Esas grietas en los productos futbolísticos están visibilizándose en forma de delitos. Son tiempos extraños para el derecho penal, porque cuando las crisis económicas aprietan a las sociedades, la función populista de la punición estatal se sublima. Y en esas que ni el balompié se libra. La cuestión toma importancia si tenemos en cuenta que los futbolistas se han convertido en un colectivo de riesgo penal; por citar solo lo más sonado: Messi y Mascherano pagaban impuestos de aquella manera (vía latitudes tropicales); Gabi, el primer capitán del Atlético que levantará una copa de Europa, anduvo en otros tiempos un poco atareado con el amaño de un partidillo para no sé qué…; a Rubén Castro le alababan el maltrato a su novia desde el fondo sur del Villamarín, qué gracejo; Benzema ha tocado varios preceptos del Código penal, porque como buen deportista se supera a sí mismo (desde sobornos hasta delitos contra la seguridad vial); y ahora, como estrellas invitadas para la función de verano, De Gea y Muniain rondan los delitos contra la libertad sexual…
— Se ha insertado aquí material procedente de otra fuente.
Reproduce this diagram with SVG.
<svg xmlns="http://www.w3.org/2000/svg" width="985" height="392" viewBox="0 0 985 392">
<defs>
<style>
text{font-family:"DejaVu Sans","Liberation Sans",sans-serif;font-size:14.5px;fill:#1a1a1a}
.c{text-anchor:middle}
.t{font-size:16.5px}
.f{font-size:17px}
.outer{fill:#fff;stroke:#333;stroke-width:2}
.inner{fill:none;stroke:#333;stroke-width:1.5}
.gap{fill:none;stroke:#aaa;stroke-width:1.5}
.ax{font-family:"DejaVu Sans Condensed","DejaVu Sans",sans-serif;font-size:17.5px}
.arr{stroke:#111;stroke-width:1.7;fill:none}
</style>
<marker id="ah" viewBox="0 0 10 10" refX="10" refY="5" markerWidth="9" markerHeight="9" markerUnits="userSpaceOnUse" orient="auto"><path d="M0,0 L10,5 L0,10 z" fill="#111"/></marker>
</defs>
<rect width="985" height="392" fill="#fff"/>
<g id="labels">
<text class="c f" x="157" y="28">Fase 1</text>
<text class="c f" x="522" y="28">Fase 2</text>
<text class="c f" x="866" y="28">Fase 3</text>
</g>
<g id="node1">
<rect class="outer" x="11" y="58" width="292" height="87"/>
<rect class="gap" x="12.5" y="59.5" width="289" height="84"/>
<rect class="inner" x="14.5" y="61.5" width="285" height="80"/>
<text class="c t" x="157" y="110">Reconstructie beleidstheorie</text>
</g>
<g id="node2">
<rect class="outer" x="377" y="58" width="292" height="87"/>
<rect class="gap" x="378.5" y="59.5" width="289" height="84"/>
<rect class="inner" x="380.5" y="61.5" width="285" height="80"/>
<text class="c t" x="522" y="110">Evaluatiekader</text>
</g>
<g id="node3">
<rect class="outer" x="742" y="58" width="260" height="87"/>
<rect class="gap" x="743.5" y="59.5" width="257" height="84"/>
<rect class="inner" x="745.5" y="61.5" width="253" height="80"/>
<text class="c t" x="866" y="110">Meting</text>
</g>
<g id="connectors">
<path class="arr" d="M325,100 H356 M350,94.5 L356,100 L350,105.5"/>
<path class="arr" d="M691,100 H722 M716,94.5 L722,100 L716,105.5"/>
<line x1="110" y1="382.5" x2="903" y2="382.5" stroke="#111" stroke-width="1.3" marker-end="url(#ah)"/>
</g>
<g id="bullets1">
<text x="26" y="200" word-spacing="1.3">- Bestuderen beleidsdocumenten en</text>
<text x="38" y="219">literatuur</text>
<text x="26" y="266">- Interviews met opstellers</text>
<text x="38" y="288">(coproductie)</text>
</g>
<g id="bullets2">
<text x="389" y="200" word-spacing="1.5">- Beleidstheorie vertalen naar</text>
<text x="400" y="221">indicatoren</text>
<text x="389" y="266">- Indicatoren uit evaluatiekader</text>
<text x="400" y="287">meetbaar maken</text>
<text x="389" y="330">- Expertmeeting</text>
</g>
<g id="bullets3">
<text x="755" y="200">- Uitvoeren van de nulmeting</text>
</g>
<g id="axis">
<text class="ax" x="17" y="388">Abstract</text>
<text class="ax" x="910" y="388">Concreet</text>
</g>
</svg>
Este sería un artículo tendencioso si no fuera porque, muchas veces, su función como futbolistas está íntimamente ligada a esas conductas irregulares. Supongo que si sacásemos la estadística delictiva del gremio de los fontaneros, podríamos construir otro opúsculo parecido. Pero lo que diferencia a los futbolistas es que lo que les coloca en esa posición de riesgo delictivo es su status como tales: millonarios, jóvenes y admirados. Y claro, una vez cometido el delito, la valoración social de la hinchada pasa por considerar anécdotas lo que en otras personas es el ultraje que les perfila de por vida. Cosas…
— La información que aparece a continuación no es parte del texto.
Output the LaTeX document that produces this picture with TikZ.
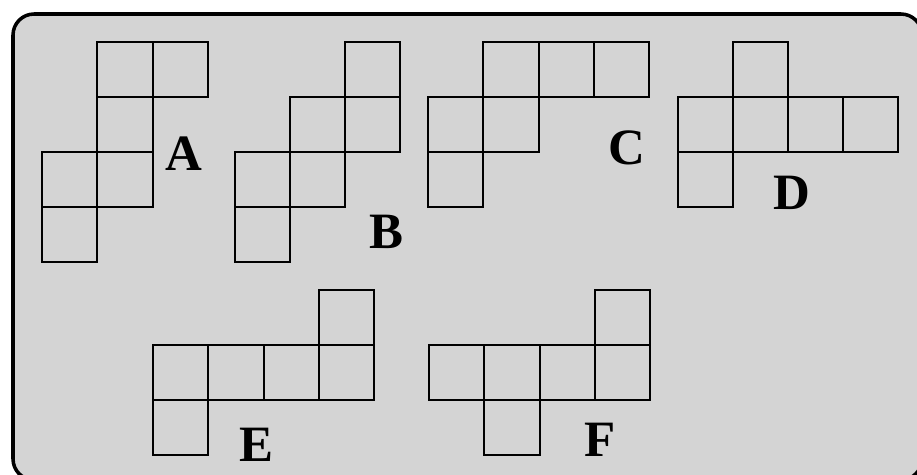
\documentclass[tikz,border=0pt]{standalone}
\usepackage{fontspec}
\setmainfont{Liberation Serif}
\usepackage{tikz}
\definecolor{panelgray}{RGB}{212,212,212}

\begin{document}
\begin{tikzpicture}[x=0.02cm, y=-0.02cm,
    cell/.style={draw, line width=1.1pt},
    letter/.style={inner sep=0pt, font=\fontsize{29}{29}\selectfont\bfseries}
]
\useasboundingbox (0,0) rectangle (917,474);
\clip (0,0) rectangle (917,474);
\draw[line width=2pt, fill=panelgray, rounded corners=12pt] (13,14) rectangle (922,480);

% top row of nets
\foreach \c/\r in {1/0,2/0,1/1,0/2,1/2,0/3}
  \draw[cell] (42+55.3*\c,42+55*\r) rectangle ++(55.3,55);
\foreach \c/\r in {2/0,1/1,2/1,0/2,1/2,0/3}
  \draw[cell] (235+55*\c,42+55*\r) rectangle ++(55,55);
\foreach \c/\r in {1/0,2/0,3/0,0/1,1/1,0/2}
  \draw[cell] (428+55.3*\c,42+55*\r) rectangle ++(55.3,55);
\foreach \c/\r in {1/0,0/1,1/1,2/1,3/1,0/2}
  \draw[cell] (678+55*\c,42+55*\r) rectangle ++(55,55);

% bottom row of nets
\foreach \c/\r in {3/0,0/1,1/1,2/1,3/1,0/2}
  \draw[cell] (153+55.3*\c,290+55*\r) rectangle ++(55.3,55);
\foreach \c/\r in {3/0,0/1,1/1,2/1,3/1,1/2}
  \draw[cell] (429+55.3*\c,290+55*\r) rectangle ++(55.3,55);

\node[letter] (labA) at (184,154) {A};
\node[letter] (labB) at (386,232) {B};
\node[letter] (labC) at (627,148) {C};
\node[letter] (labD) at (792,193) {D};
\node[letter] (labE) at (256,445) {E};
\node[letter] (labF) at (600,440) {F};
\end{tikzpicture}
\end{document}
La admiración por estos personajes la labra el periodismo deportivo, que es hoy en España un subgénero hagiográfico dirigido a mentes dependientes. Pero no solo. El otro, el periodismo bueno, toma el deporte como una función de Estado, en cuya suerte radicaría un cierto porcentaje del PIB. Y en esas que han proyectado a los futbolistas como superhéroes que, al lanzarse por la ventana, no vuelan. Por eso no es casual que, cuando estos sujetos atraviesan ámbitos en los que los comportamientos están férreamente normativizados, su irrupción rutilante roce hasta la chispa con la estructura jurídica. Y en ese roce debemos calibrar toda esta impostura construida en laboratorios de imagen.
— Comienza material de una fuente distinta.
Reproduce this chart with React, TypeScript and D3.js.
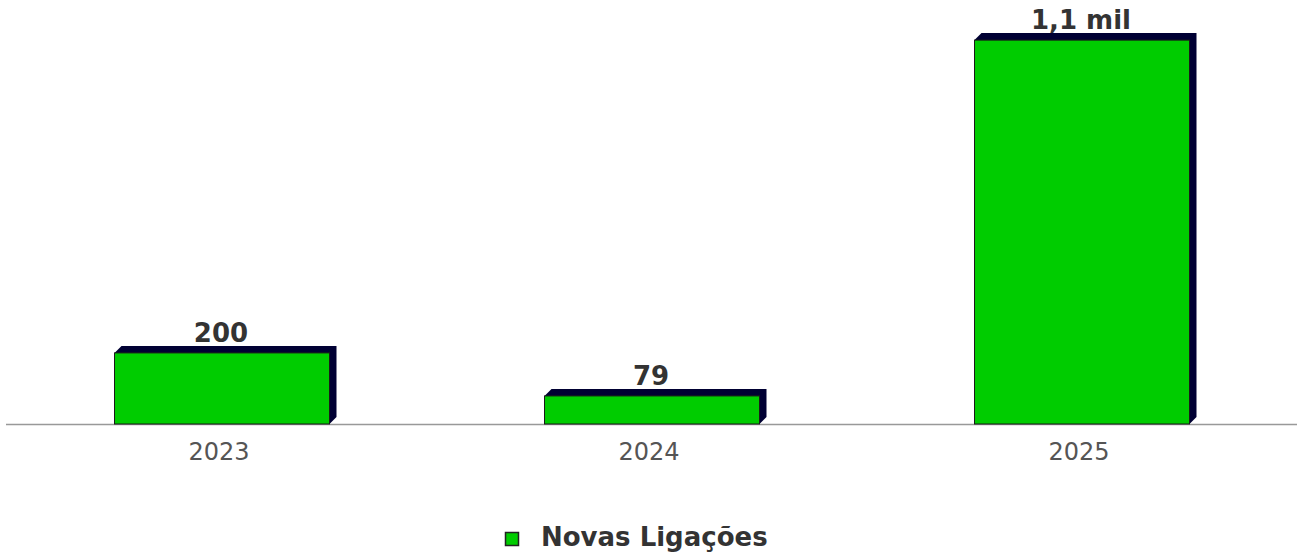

Dicen de Messi que tiene la facultad de ser muy veloz en pasos cortos, así que puede cambiar de dirección más veces que nadie; Benzema tiene la extraña habilidad de controlar un trozo de cuero hinchado mientras tipos de uno noventa le dan patadas; A De Gea no le ponen nervioso ni un millón de memes, y sigue parando balones como pompas de jabón… Hasta ahí sus méritos, que como cuestión de Estado son un tanto marginales. Puestos a elegir, me quedo con Maradona, que al menos tiene Iglesia propia y no involucra a otras instituciones.